Three months ago, I joined comedian Barry Cryer, author Barbara Taylor Bradford and poet Ian McMillan as commentators for a Radio 4 profile of Billy Liar which celebrated a half century since the character's birth.
Missing from the line-up was Billy's creator Keith Waterhouse, who died last week. Waterhouse was too ill to participate in the tribute, but was aware of the show and its background.
My contribution focused on the film Billy Liar, shot in Bradford
and Leeds in 1962 by John Schlesinger with fledgling stars Tom Courtenay and Julie Christie leading a talented ensemble.
But while I waxed lyrical about the movie, its stars and that wonderful gritty milieu – a northern town as 1960s time capsule – I was also scrupulous in crediting the character of Billy to Waterhouse, like myself a writer with deep northern roots.

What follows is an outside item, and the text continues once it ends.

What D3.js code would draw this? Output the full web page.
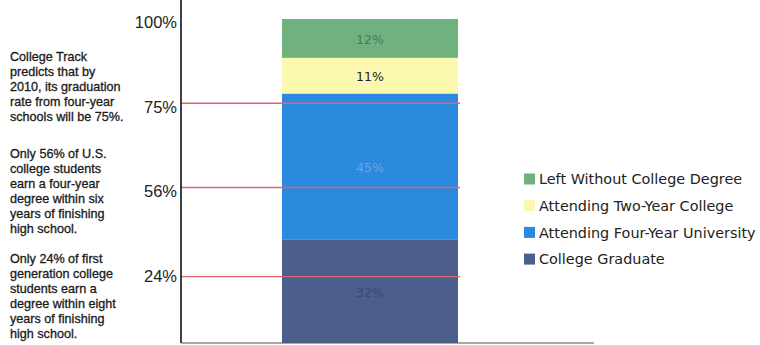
<!DOCTYPE html>
<html>
<head>
<meta charset="utf-8">
<script src="https://cdn.jsdelivr.net/npm/d3@7"></script>
<style>
  html, body { margin: 0; padding: 0; background: #fff; }
  svg { display: block; }
</style>
</head>
<body>
<svg id="chart" width="760" height="345"></svg>
<script>
// ---- data ----
const categories = ["College Graduate", "Attending Four-Year University", "Attending Two-Year College", "Left Without College Degree"];
const values = [32, 45, 11, 12];
const segmentLabels = ["32%", "45%", "11%", "12%"];
const colors = ["#4b5e8c", "#2b89de", "#fcf8b0", "#70b27f"];
const labelColors = ["#3c4a70", "#6aa6dc", "#222222", "#4a7a58"];
const legendOrder = ["Left Without College Degree", "Attending Two-Year College", "Attending Four-Year University", "College Graduate"];
// reference lines: label and the height at which the picture draws them
const refLabels = ["75%", "56%", "24%"];
const refPositions = [74, 48, 20.5];
const topTickLabel = "100%";
const notes = [
  ["College Track", "predicts that by", "2010, its graduation", "rate from four-year", "schools will be 75%."],
  ["Only 56% of U.S.", "college students", "earn a four-year", "degree within six", "years of finishing", "high school."],
  ["Only 24% of first", "generation college", "students earn a", "degree within eight", "years of finishing", "high school."]
];
const noteTops = [56.5, 153.5, 258.5];

// ---- layout ----
const svg = d3.select("#chart");
const axisX = 181, baseY = 343, topY = 19;
const y = d3.scaleLinear().domain([0, 100]).range([baseY, topY]);
const x = d3.scaleBand().domain(["bar"]).range([282, 458]).padding(0);
const sansFont = "'Liberation Sans', Arial, Helvetica, sans-serif";
const verdFont = "'DejaVu Sans', Verdana, sans-serif";

// stacked data
const stackRows = [Object.fromEntries(categories.map((c, i) => [c, values[i]]))];
const stacked = d3.stack().keys(categories)(stackRows);

// bars
svg.append("g").selectAll("rect").data(stacked).join("rect")
  .attr("x", x("bar"))
  .attr("width", x.bandwidth())
  .attr("y", d => y(d[0][1]))
  .attr("height", d => y(d[0][0]) - y(d[0][1]))
  .attr("fill", (d, i) => colors[i]);

// segment labels
svg.append("g").selectAll("text").data(stacked).join("text")
  .attr("x", x("bar") + x.bandwidth() / 2)
  .attr("y", d => (y(d[0][0]) + y(d[0][1])) / 2 + 1)
  .attr("dy", "0.35em")
  .attr("text-anchor", "middle")
  .style("font-family", verdFont)
  .attr("font-size", 12.5)
  .attr("fill", (d, i) => labelColors[i])
  .text((d, i) => segmentLabels[i]);

// reference lines
svg.append("g").selectAll("line").data(refPositions).join("line")
  .attr("x1", axisX).attr("x2", 460)
  .attr("y1", d => y(d)).attr("y2", d => y(d))
  .attr("stroke", "#e06470")
  .attr("stroke-width", 1.3);

// axes lines
svg.append("line").attr("x1", axisX).attr("x2", axisX).attr("y1", 0).attr("y2", baseY)
  .attr("stroke", "#111").attr("stroke-width", 1.6);
svg.append("line").attr("x1", axisX).attr("x2", 594).attr("y1", baseY).attr("y2", baseY)
  .attr("stroke", "#555").attr("stroke-width", 1.2);

// tick labels
svg.append("text").attr("x", 177).attr("y", y(100) + 3).attr("dy", "0.35em")
  .attr("text-anchor", "end").style("font-family", sansFont).attr("font-size", 16.5).attr("fill", "#222")
  .text(topTickLabel);
svg.append("g").selectAll("text").data(refPositions).join("text")
  .attr("x", 177)
  .attr("y", (d, i) => y(d) + (i < 2 ? 3.5 : 0))
  .attr("dy", "0.35em")
  .attr("text-anchor", "end")
  .style("font-family", sansFont)
  .attr("font-size", 16.5)
  .attr("fill", "#222")
  .text((d, i) => refLabels[i]);

// notes
const notesG = svg.append("g")
  .style("font-family", sansFont)
  .attr("font-size", 12.6)
  .attr("fill", "#1a1a1a")
  .attr("stroke", "#1a1a1a")
  .attr("stroke-width", 0.3);
notes.forEach((lines, k) => {
  notesG.append("g").selectAll("text").data(lines).join("text")
    .attr("x", 10)
    .attr("y", (d, i) => noteTops[k] + i * 15.1)
    .attr("dy", "0.35em")
    .text(d => d);
});

// legend
const legendColor = d3.scaleOrdinal().domain(categories).range(colors);
const leg = svg.append("g").attr("transform", "translate(524,179)");
const rows = leg.selectAll("g").data(legendOrder).join("g")
  .attr("transform", (d, i) => `translate(0,${i * 26.7})`);
rows.append("rect").attr("x", 0).attr("y", -5.5).attr("width", 11).attr("height", 11)
  .attr("fill", d => legendColor(d));
rows.append("text").attr("x", 15).attr("y", 0).attr("dy", "0.36em")
  .style("font-family", verdFont)
  .attr("font-size", 14.4)
  .attr("fill", "#222")
  .text(d => d);
</script>
</body>
</html>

If Billy Fisher is a timeless Everyman, then he was given life by a man who cast an all-seeing eye over his home county and took from it
all the ingredients needed to create an arch fantasist and indolent wastrel.
Waterhouse was a man with an eye for detail. He understood people and used real life to inform a flight of fancy that has at its heart a terrified young man who is frightened of the shackles of conformity.
It's too easy, too convenient and too glib to cast Keith Waterhouse as Billy Fisher. But there is far more than just a slight autobiographical bent to this story of a funeral director's clerk who longs for the bright lights of the big city.
Waterhouse took off to the big city, too. Unlike Billy who only fantasised about being a writer, Waterhouse became one in London. He was a novelist, scriptwriter, dramatist and, for several years, an acerbic columnist for the Daily Mail. When directed at Waterhouse, the world "prolific" took on an entirely new meaning.
For many years he wrote in partnership with Willis Hall, who shares a co-writing credit on the film of Billy Liar as well as on a string of projects from That Was the Week That Was to Hitchcock's Torn Curtain. Hall, Waterhouse's junior by two months, died
in 2005.
Keith Waterhouse brought a combination of warmth and Yorkshire bluntness to his work. Everything he created, from A Kind of Loving to Budgie to Queenie's Castle to Worzel Gummidge benefited from his roots in Leeds and his background as a journalist in the city and beyond.
But it is for Billy Liar that he will be remembered, the story of a young man who weaves a complex web of lies and deceit that ends on a train platform as his one hope of escape pulls slowly out of the station.
Classy stuff, and as relevant today as it was when it debuted at the Cambridge Theatre in 1960.